The novel has so many heart-warming, as well as heart-breaking, moments. Was it difficult to deal with the grief and feelings of regret woven throughout the story?
It was difficult to write about grief. Sherrod tells a story about returning home three years ago and finding me really down, which was not my nature. He asked what the matter was, and I said [one of my characters] died today. And he said, “Honey, you’re writing it. You knew he was going to die.” And I said, “Yes, but I’ve known the character for seven years and I’m going to miss him.” I don’t want to get too weird about my characters. I know I made them up, but they do become real to a writer in the way they have to if you’re going to really give them full-fledged lives and make them different from one another. So I guess in that way, yes, I have my moments of sadness.

What was the most difficult scene you had to write?
I would say the scenes of violence, particularly between Brick and his father. I’ve written so many stories over the years of others who have been on the receiving end of just horrible violence — and yet I knew it had to be believable. Physical aggression is part of life, too, for any class of people, not just working-class people.

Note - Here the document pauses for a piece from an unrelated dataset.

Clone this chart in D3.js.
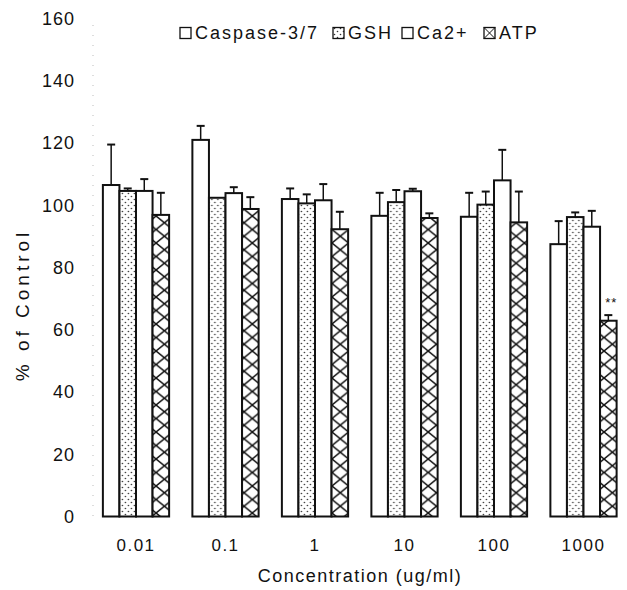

The [relationship] Brick had with his father also explains that as bad as Brick could be sometimes, he is trying very hard never to be his father, and I wanted to show that.

There are many memorable observations in the book: “Fear has a way of blinding a person to his own potential” and “Even when you don’t notice it, life is rearranging you.” Is there one that has special meaning for you?
The only thing I’m mindful of that I brought from my own life is “Grief is that monster that bangs on your door until you let it in and sit with it for a while. When you get bored with each other, the monster leaves.” [I believe] you can’t get through the grieving process unless you let it in, and for me that became the monster at the door. The rest of the dialogue just kind of unfolds as you write. I don’t feel like I’ve got these words of wisdom, I feel like these characters end up having them. I wanted to do them justice. I wanted them to be incredibly flawed and yet incredibly, I hope, worth your time because we all know people like them.

In the final chapter, Ellie, who is now 60, begins thinking about the next phase of her life. Any chance for a sequel to the book?
I am playing with the idea. [Writing this book] is a milestone for me, and I don’t know how it’s going to be received. I do hope that one of the messages that comes through for women thinking of doing something new is: Try it. We aren’t as limited as even our mother’s generation felt by their age. The only regret you’re going to have is not trying something — not that you tried it.